Opening Bell: 11.21.08


Citi Group Eyes Options, Including Merger (Reuters)
After the losses over the last week the Citi board is looking for options, and futures are up on expectations. I don't know what there's going to be for them on the street, though, outside of liquidation and absorption into other firms.
To the point of liquidation, MS has already weighed in with a resounding "no", while JP Morgan isn't saying much - but I doubt that after the WaMu integration and writedowns they're going to have a lot of capital reserve to work with. Barclays doesn't have much on the table, either - and BofA is at capacity. I think if we're going to see Citi unwind, it's going to have to be slow and methodical: I'm sure someone will pick up the consumer deposits, but the rest of the company is probably looking at much less pleasant times.
Harkin Moves Forward With CDS Exchanges (WSJ)
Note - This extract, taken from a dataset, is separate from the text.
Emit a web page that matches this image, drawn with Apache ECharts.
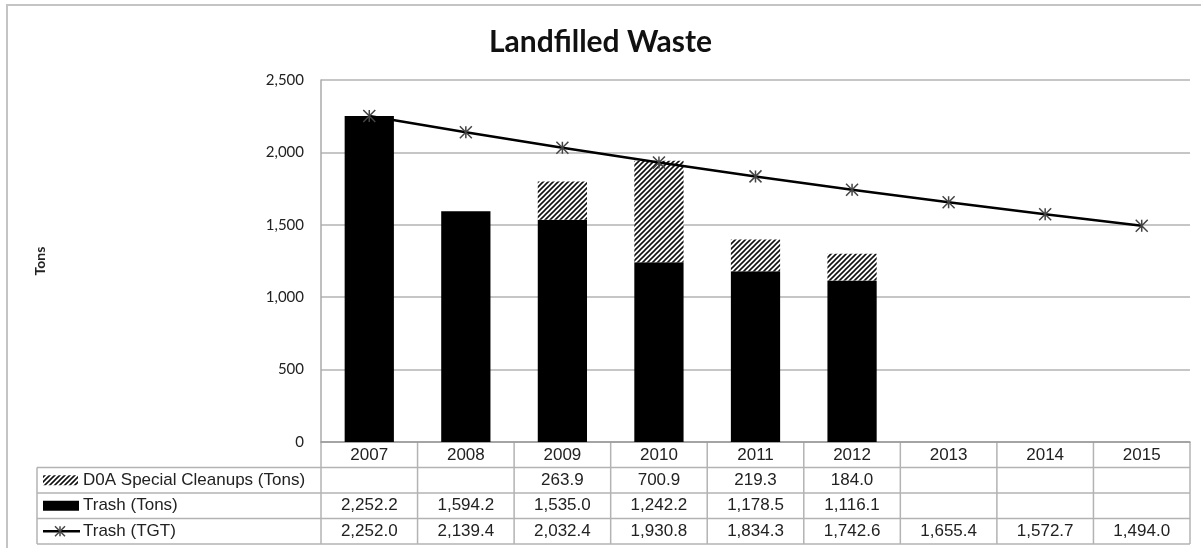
<!DOCTYPE html>
<html>
<head>
<meta charset="utf-8">
<script src="https://cdn.jsdelivr.net/npm/echarts@6/dist/echarts.min.js"></script>
<style>
  html, body { margin: 0; padding: 0; background: #fff; }
  #main { width: 1201px; height: 548px; }
</style>
</head>
<body>
<div id="main"></div>
<script>
// 年份
var years = ['2007', '2008', '2009', '2010', '2011', '2012', '2013', '2014', '2015'];
// D0A Special Cleanups (Tons)
var doaTons = [null, null, 263.9, 700.9, 219.3, 184.0, null, null, null];
// Trash (Tons)
var trashTons = [2252.2, 1594.2, 1535.0, 1242.2, 1178.5, 1116.1, null, null, null];
// Trash (TGT)
var trashTgt = [2252.0, 2139.4, 2032.4, 1930.8, 1834.3, 1742.6, 1655.4, 1572.7, 1494.0];
// y轴刻度
var yTicks = [0, 500, 1000, 1500, 2000, 2500];

(function () {
  var myChart = echarts.init(document.getElementById('main'));

  // 斜线填充 (D0A)
  function makeHatch() {
    var c = document.createElement('canvas');
    c.width = 5;
    c.height = 5;
    var ctx = c.getContext('2d');
    ctx.fillStyle = '#fff';
    ctx.fillRect(0, 0, 5, 5);
    ctx.strokeStyle = '#111';
    ctx.lineWidth = 1.6;
    ctx.beginPath();
    ctx.moveTo(0, 5); ctx.lineTo(5, 0);
    ctx.moveTo(-3, 3); ctx.lineTo(3, -3);
    ctx.moveTo(2, 8); ctx.lineTo(8, 2);
    ctx.stroke();
    return c;
  }
  var hatch = { image: makeHatch(), repeat: 'repeat' };

  function fmt(v) {
    if (v == null) return '';
    return v.toLocaleString('en-US', { minimumFractionDigits: 1, maximumFractionDigits: 1 });
  }

  var gridLeft = 321, gridRight = 11, gridTop = 80, gridBottom = 106;
  var lineGray = '#b3b3b3';
  var tableFont = 'Liberation Sans';
  var tableSize = 17;
  var starPath = 'path://M0,0L10,10M10,0L0,10M5,0L5,10';

  var option = {
    animation: false,
    title: {
      text: 'Landfilled Waste',
      left: 'center',
      top: 22,
      padding: [5, 5, 5, 19],
      textStyle: { fontFamily: 'Lato', fontWeight: 'bold', fontSize: 30, color: '#111' }
    },
    grid: { left: gridLeft, right: gridRight, top: gridTop, bottom: gridBottom },
    xAxis: {
      type: 'category',
      data: years,
      axisLine: { lineStyle: { color: '#999', width: 1.5 } },
      axisTick: { show: false },
      axisLabel: { margin: 5, fontFamily: tableFont, fontSize: tableSize, color: '#222' }
    },
    yAxis: {
      type: 'value',
      min: yTicks[0],
      max: yTicks[yTicks.length - 1],
      interval: 500,
      name: 'Tons',
      nameLocation: 'middle',
      nameGap: 274,
      nameTextStyle: { fontFamily: 'Lato', fontWeight: 'bold', fontSize: 14, color: '#222' },
      axisLine: { show: true, lineStyle: { color: '#aaa', width: 1.5 } },
      axisTick: { show: false },
      axisLabel: {
        margin: 17,
        fontFamily: 'Lato',
        fontSize: 15,
        color: '#222',
        formatter: function (v) { return v.toLocaleString('en-US'); }
      },
      splitLine: { lineStyle: { color: lineGray, width: 1.5 } }
    },
    series: [
      {
        name: 'Trash (Tons)',
        type: 'bar',
        stack: 'w',
        barWidth: '51%',
        itemStyle: { color: '#000' },
        data: trashTons
      },
      {
        name: 'D0A Special Cleanups (Tons)',
        type: 'bar',
        stack: 'w',
        itemStyle: { color: hatch },
        data: doaTons
      },
      {
        name: 'Trash (TGT)',
        type: 'line',
        data: trashTgt,
        symbol: starPath,
        symbolSize: 12,
        lineStyle: { color: '#000', width: 2.5 },
        itemStyle: { color: '#000', borderColor: '#444', borderWidth: 1.5 },
        z: 5
      }
    ]
  };

  myChart.setOption(option);

  // 数据表格 (图表下方)
  var n = years.length;
  var plotRight = 1201 - gridRight;
  var band = (plotRight - gridLeft) / n;
  var tableTop = 548 - gridBottom;
  var rowH = 25.5;
  var keyLeft = 37;
  var els = [];

  function gline(x1, y1, x2, y2, color, w) {
    return {
      type: 'line',
      shape: { x1: x1, y1: y1, x2: x2, y2: y2 },
      style: { stroke: color, lineWidth: w }
    };
  }

  // 外框
  els.push({
    type: 'rect', z: -10,
    shape: { x: 7, y: 5, width: 1300, height: 600 },
    style: { fill: 'none', stroke: '#c4c4c4', lineWidth: 2 }
  });

  // 横线
  for (var r = 1; r <= 4; r++) {
    var y = tableTop + r * rowH;
    els.push(gline(keyLeft, y, plotRight, y, lineGray, 1.5));
  }
  // 竖线
  for (var i = 0; i <= n; i++) {
    var x = gridLeft + i * band;
    els.push(gline(x, tableTop, x, tableTop + 4 * rowH, lineGray, 1.5));
  }
  els.push(gline(keyLeft, tableTop + rowH, keyLeft, tableTop + 4 * rowH, lineGray, 1.5));

  // 表格数值
  var rows = [doaTons, trashTons, trashTgt];
  var rowNames = ['D0A Special Cleanups (Tons)', 'Trash (Tons)', 'Trash (TGT)'];
  for (var k = 0; k < rows.length; k++) {
    var cy = tableTop + (k + 1.5) * rowH;
    for (var j = 0; j < n; j++) {
      var cx = myChart.convertToPixel({ xAxisIndex: 0 }, j);
      els.push({
        type: 'text',
        x: cx, y: cy,
        style: {
          text: fmt(rows[k][j]),
          align: 'center', verticalAlign: 'middle',
          fontFamily: tableFont, fontSize: tableSize, fill: '#222'
        }
      });
    }
    els.push({
      type: 'text',
      x: 83, y: cy,
      style: {
        text: rowNames[k],
        align: 'left', verticalAlign: 'middle',
        fontFamily: tableFont, fontSize: tableSize, fill: '#222'
      }
    });
  }

  // 图例标记
  var y1 = tableTop + 1.5 * rowH;
  els.push({
    type: 'rect',
    shape: { x: 43, y: y1 - 5, width: 35, height: 10 },
    style: { fill: hatch }
  });
  var y2 = tableTop + 2.5 * rowH;
  els.push({
    type: 'rect',
    shape: { x: 43, y: y2 - 5, width: 36, height: 10 },
    style: { fill: '#000' }
  });
  var y3 = tableTop + 3.5 * rowH;
  els.push(gline(43, y3, 80, y3, '#000', 2.5));
  // 星形标记
  els.push(gline(55, y3 - 5, 65, y3 + 5, '#444', 1.5));
  els.push(gline(65, y3 - 5, 55, y3 + 5, '#444', 1.5));
  els.push(gline(60, y3 - 5, 60, y3 + 5, '#444', 1.5));

  myChart.setOption({ graphic: els });

  window.addEventListener('resize', function () {
    myChart.resize();
  });
})();
</script>
</body>
</html>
"Senate Agriculture Committee Chairman Tom Harkin plans to introduce a bill Thursday that would force all over-the-counter derivatives, including credit-default swaps, onto regulated futures exchanges."
Not an unusual or ill-timed move; ICE and the CME have both been pushing forward with their plans for a CDS exchange. The exchange will allow for better regulation of the instrument, which few people actually take the time to understand (though of recent, everyone seems to be talking about them).
BNP IB Unit To Face Bonus Cuts (Bloomberg)
"Europe's third- biggest bank, may cut bonuses by more than 70 percent at its corporate and investment bank after profit plunged in the first three quarters of the year."
It's only a matter of time, BNP, before Cuomo finds a way to annoy the shit out of you, too.
All US Financials To Be Nationalized (CNBC)
Eclectica Asset Management CIO Hugh Hendry is under the impression that all or at the very least the vast majority of US Financial institutions will be under the thumb of the Senate by the end of the year. While the argument isn't fully detailed, I imagine it's a variant of the tried and true "too big to fail".
Paulson Questions Wall St Pay (WSJ via DJNW)
"Mr. Paulson, who had a lucrative career on Wall Street, also questioned compensation practices of the financial-services industry, saying policymakers need to ensure those practices don't "encourage unsafe and unsound risk-taking or reward failure.""
"And he took aim at the practice of slicing and dicing loans and packaging them for sale to investors, saying there needs to be a "wholesale review" of such securitization."
Usually casting stones is a diversionary tactic, the idea being that if you attack something that everyone dislikes, you'll draw the attention off of yourself long enough that maybe no one will notice how monumentally you fu*#ed things up. I can only imagine that's what Paulson's trying to accomplish, as there's absolutely jack shit wrong with tranching. Let's review the basics: it distributes default risk across a pool, and it allows for the segmentation of risk classes among risk seekers. Tranching had absolutely nothing to do with the current credit crunch; that's a myth that needs to get dispelled quickly.
If you're going to point fingers, it would be wise to start with the mental powerhouses that are the Regional banks. The Regionals, for those of you late to the game, issued loans to speculative contractors, and then facilitated the issuing of loans to cover the original loans, increasing their bottom line. This is only a problem when you consider that they knew that the second round of loans could be packaged and sold - meaning they didn't face any of the default risk - and the first round couldn't, which in turn means it was in their interest to make risky loans to cover their in-house loans. America got screwed by the bank at the street corner, not the one on Broad Street.